━━ Materials provided ━━

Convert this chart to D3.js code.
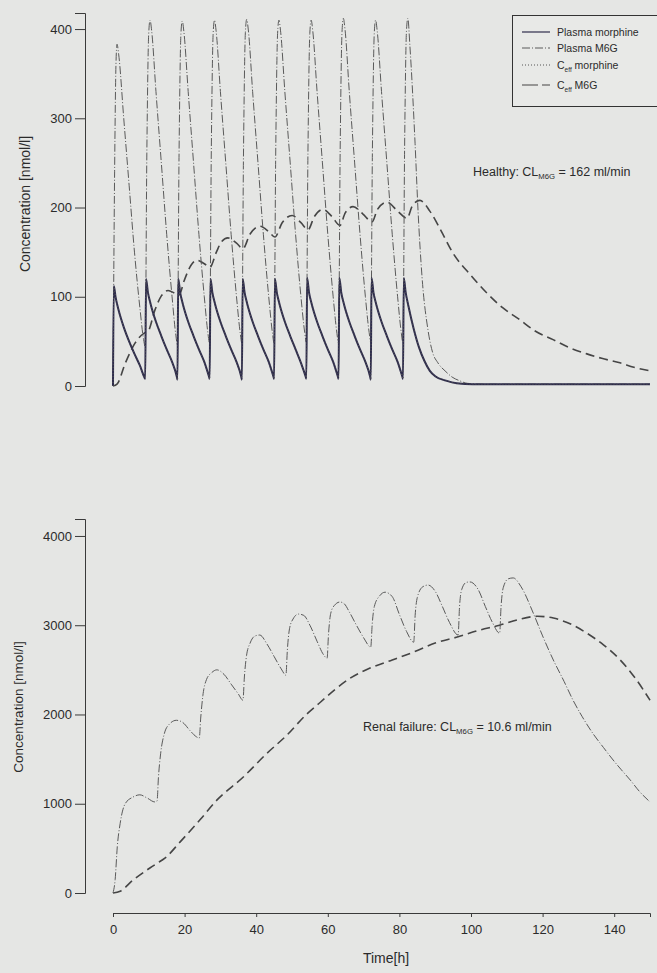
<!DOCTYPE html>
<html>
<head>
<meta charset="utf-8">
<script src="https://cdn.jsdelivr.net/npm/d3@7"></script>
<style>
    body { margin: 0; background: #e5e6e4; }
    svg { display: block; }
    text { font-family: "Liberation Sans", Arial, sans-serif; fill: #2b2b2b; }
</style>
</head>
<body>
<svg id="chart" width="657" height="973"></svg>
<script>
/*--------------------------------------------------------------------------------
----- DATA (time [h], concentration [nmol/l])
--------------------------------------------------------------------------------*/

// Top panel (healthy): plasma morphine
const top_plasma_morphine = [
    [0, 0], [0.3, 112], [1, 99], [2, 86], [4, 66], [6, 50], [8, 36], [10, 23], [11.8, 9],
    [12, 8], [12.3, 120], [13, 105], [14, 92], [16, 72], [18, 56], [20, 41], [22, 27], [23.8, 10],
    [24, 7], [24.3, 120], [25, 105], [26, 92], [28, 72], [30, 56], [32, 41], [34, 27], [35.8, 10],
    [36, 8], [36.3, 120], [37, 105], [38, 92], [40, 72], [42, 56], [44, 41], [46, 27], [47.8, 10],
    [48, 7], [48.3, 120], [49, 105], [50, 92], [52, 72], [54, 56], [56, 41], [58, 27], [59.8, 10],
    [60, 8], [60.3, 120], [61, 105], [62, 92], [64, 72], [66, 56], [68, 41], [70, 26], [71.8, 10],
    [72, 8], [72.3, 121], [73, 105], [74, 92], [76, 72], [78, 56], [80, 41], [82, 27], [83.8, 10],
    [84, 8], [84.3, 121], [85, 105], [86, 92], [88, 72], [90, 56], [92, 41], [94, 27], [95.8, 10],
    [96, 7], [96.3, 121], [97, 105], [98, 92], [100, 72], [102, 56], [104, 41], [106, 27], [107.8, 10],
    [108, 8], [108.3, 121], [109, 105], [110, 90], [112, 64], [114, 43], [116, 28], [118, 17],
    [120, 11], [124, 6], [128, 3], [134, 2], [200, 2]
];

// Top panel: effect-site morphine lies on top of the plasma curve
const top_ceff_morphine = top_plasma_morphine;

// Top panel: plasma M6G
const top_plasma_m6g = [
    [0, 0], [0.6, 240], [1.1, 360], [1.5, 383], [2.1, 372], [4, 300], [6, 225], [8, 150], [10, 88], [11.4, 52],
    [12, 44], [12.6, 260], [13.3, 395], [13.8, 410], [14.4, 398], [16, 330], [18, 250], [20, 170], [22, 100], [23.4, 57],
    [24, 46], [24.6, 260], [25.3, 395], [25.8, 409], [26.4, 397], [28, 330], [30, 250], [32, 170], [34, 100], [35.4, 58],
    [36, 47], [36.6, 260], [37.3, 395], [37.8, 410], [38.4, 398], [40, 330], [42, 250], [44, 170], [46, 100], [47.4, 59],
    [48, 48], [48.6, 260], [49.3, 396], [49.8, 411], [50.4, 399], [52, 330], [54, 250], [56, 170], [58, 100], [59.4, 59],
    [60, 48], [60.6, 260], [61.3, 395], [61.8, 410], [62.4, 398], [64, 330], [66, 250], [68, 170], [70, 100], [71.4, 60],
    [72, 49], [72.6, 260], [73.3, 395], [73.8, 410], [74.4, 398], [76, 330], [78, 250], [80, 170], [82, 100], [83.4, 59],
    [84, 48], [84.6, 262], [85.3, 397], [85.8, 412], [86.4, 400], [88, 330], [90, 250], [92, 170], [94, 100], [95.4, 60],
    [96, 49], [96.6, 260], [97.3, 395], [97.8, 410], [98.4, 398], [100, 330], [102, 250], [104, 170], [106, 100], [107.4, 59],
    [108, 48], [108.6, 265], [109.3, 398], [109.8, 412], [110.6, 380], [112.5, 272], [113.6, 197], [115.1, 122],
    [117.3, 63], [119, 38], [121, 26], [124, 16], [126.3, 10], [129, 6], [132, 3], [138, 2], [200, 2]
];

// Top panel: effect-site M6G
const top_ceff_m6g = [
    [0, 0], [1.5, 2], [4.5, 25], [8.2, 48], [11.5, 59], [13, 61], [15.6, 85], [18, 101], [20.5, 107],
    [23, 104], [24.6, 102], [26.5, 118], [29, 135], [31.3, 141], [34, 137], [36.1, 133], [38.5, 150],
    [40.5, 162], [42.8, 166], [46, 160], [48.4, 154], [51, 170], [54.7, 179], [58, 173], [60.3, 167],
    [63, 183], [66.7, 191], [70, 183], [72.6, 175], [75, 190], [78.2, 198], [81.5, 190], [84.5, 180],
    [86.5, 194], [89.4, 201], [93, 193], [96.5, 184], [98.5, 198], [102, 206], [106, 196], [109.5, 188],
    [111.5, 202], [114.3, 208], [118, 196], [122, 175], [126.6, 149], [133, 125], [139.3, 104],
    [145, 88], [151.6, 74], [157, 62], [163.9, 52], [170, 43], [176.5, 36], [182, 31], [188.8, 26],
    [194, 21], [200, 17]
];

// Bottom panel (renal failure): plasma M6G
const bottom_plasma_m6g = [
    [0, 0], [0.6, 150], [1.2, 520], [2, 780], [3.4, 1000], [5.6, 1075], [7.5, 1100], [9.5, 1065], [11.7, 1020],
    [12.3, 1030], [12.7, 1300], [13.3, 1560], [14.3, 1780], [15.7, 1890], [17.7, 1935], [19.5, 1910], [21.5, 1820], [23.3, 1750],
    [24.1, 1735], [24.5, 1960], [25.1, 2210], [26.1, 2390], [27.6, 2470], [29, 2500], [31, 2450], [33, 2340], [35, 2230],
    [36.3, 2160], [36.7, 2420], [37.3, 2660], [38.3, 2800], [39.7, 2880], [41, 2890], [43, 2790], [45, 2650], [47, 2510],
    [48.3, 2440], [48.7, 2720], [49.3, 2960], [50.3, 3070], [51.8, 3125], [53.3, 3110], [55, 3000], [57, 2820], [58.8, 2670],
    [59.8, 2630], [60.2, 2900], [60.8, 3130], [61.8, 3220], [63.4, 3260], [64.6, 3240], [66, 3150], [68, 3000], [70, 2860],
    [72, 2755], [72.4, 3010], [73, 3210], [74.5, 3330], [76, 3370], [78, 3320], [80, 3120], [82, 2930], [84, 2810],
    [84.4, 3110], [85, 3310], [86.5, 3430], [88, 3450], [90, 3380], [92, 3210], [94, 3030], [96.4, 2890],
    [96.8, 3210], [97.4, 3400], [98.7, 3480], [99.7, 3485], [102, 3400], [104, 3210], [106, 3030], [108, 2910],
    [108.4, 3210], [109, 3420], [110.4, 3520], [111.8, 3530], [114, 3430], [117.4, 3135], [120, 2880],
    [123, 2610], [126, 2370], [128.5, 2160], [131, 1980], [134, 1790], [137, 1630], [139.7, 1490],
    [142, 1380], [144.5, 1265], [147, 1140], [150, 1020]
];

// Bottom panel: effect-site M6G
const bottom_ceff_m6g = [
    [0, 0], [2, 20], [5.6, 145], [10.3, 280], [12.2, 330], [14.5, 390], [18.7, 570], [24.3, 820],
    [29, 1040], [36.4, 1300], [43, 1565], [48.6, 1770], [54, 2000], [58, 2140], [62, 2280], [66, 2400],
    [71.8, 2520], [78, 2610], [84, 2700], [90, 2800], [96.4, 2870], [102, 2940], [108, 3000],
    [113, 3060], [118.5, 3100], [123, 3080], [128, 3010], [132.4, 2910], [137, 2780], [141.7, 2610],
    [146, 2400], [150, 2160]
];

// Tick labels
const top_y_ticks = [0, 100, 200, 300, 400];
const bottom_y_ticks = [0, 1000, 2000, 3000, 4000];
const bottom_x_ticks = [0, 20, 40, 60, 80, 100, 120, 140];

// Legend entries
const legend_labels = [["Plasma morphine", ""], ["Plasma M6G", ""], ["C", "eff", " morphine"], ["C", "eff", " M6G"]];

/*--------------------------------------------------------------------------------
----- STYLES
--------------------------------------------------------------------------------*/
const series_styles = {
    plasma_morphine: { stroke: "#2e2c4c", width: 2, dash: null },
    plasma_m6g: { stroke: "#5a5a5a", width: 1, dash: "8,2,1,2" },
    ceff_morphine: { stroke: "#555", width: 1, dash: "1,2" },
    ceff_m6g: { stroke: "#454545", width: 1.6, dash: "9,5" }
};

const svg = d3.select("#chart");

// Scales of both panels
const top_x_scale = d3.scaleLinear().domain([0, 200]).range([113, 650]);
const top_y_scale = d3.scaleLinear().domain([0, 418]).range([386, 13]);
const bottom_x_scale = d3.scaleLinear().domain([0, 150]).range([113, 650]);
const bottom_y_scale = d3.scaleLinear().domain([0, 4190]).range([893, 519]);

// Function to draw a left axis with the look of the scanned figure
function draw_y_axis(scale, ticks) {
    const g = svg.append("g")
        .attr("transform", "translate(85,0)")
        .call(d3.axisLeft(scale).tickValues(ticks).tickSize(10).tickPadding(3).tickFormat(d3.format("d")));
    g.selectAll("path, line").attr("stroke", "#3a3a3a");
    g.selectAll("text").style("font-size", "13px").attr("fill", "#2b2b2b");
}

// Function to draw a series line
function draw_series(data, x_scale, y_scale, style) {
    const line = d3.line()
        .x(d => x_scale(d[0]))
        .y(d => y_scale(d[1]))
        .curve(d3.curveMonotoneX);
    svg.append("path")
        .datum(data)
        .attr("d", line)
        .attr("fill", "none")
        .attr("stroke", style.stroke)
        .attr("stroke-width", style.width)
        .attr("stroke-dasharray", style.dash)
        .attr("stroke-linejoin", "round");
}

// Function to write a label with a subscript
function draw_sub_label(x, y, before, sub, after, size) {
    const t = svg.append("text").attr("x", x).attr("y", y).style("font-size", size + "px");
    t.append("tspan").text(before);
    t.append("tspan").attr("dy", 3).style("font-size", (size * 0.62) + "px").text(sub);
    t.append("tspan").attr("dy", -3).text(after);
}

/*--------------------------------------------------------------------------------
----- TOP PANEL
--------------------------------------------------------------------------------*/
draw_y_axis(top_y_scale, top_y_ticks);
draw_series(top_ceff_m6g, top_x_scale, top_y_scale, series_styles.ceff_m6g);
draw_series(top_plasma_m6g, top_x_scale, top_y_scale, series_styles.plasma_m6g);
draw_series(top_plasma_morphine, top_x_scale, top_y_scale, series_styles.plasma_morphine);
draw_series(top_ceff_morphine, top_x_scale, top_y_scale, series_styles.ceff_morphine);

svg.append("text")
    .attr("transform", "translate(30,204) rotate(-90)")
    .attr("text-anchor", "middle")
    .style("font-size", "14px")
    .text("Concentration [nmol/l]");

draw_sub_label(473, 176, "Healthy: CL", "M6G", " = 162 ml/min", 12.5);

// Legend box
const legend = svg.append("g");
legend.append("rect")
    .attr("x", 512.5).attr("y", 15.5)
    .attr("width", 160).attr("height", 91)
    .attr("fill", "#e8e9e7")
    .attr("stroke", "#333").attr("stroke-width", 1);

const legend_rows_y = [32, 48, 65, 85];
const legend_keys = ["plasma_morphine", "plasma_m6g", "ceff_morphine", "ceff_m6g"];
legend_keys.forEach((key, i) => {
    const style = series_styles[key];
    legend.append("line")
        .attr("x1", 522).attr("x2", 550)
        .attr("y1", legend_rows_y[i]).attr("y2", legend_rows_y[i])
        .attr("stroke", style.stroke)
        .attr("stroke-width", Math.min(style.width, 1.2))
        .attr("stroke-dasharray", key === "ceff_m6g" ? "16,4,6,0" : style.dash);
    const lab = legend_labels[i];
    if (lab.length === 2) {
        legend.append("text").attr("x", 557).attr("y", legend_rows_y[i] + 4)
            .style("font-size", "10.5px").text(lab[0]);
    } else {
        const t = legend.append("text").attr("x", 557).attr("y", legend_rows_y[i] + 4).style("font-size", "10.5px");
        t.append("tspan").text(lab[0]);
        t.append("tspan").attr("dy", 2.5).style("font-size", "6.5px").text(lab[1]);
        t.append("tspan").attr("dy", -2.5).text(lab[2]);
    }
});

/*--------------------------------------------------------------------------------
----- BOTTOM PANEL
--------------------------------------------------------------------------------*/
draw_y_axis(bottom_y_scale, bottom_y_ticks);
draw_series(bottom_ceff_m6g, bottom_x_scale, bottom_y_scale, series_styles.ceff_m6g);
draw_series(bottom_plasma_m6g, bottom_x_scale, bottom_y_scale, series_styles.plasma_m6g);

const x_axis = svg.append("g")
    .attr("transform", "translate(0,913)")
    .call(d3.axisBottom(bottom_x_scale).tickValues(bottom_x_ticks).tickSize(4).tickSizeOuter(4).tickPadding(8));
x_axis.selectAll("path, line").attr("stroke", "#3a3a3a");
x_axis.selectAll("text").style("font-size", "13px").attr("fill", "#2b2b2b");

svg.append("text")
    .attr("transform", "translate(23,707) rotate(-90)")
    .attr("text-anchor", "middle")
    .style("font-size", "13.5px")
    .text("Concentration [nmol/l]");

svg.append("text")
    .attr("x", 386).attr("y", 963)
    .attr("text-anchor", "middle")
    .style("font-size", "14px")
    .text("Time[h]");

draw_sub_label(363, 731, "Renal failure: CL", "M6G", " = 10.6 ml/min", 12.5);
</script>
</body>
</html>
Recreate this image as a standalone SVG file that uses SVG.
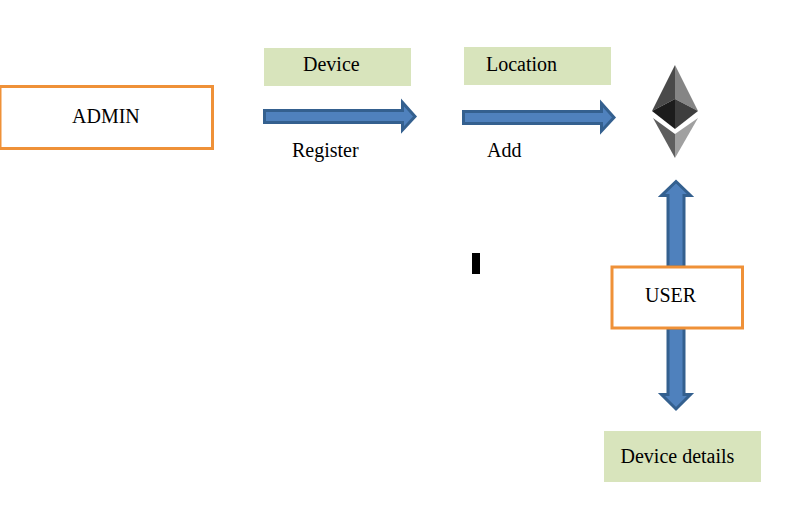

━━━

*Problem requirements*: Take the lines from the start of the material to the line with "const top_ceff_morphine = top_plasma_morphine;", both included, and transcribe them exactly without the pictures.

*The completed task*:
Convert this chart to D3.js code.
<!DOCTYPE html>
<html>
<head>
<meta charset="utf-8">
<script src="https://cdn.jsdelivr.net/npm/d3@7"></script>
<style>
    body { margin: 0; background: #e5e6e4; }
    svg { display: block; }
    text { font-family: "Liberation Sans", Arial, sans-serif; fill: #2b2b2b; }
</style>
</head>
<body>
<svg id="chart" width="657" height="973"></svg>
<script>
/*--------------------------------------------------------------------------------
----- DATA (time [h], concentration [nmol/l])
--------------------------------------------------------------------------------*/

// Top panel (healthy): plasma morphine
const top_plasma_morphine = [
    [0, 0], [0.3, 112], [1, 99], [2, 86], [4, 66], [6, 50], [8, 36], [10, 23], [11.8, 9],
    [12, 8], [12.3, 120], [13, 105], [14, 92], [16, 72], [18, 56], [20, 41], [22, 27], [23.8, 10],
    [24, 7], [24.3, 120], [25, 105], [26, 92], [28, 72], [30, 56], [32, 41], [34, 27], [35.8, 10],
    [36, 8], [36.3, 120], [37, 105], [38, 92], [40, 72], [42, 56], [44, 41], [46, 27], [47.8, 10],
    [48, 7], [48.3, 120], [49, 105], [50, 92], [52, 72], [54, 56], [56, 41], [58, 27], [59.8, 10],
    [60, 8], [60.3, 120], [61, 105], [62, 92], [64, 72], [66, 56], [68, 41], [70, 26], [71.8, 10],
    [72, 8], [72.3, 121], [73, 105], [74, 92], [76, 72], [78, 56], [80, 41], [82, 27], [83.8, 10],
    [84, 8], [84.3, 121], [85, 105], [86, 92], [88, 72], [90, 56], [92, 41], [94, 27], [95.8, 10],
    [96, 7], [96.3, 121], [97, 105], [98, 92], [100, 72], [102, 56], [104, 41], [106, 27], [107.8, 10],
    [108, 8], [108.3, 121], [109, 105], [110, 90], [112, 64], [114, 43], [116, 28], [118, 17],
    [120, 11], [124, 6], [128, 3], [134, 2], [200, 2]
];

// Top panel: effect-site morphine lies on top of the plasma curve
const top_ceff_morphine = top_plasma_morphine;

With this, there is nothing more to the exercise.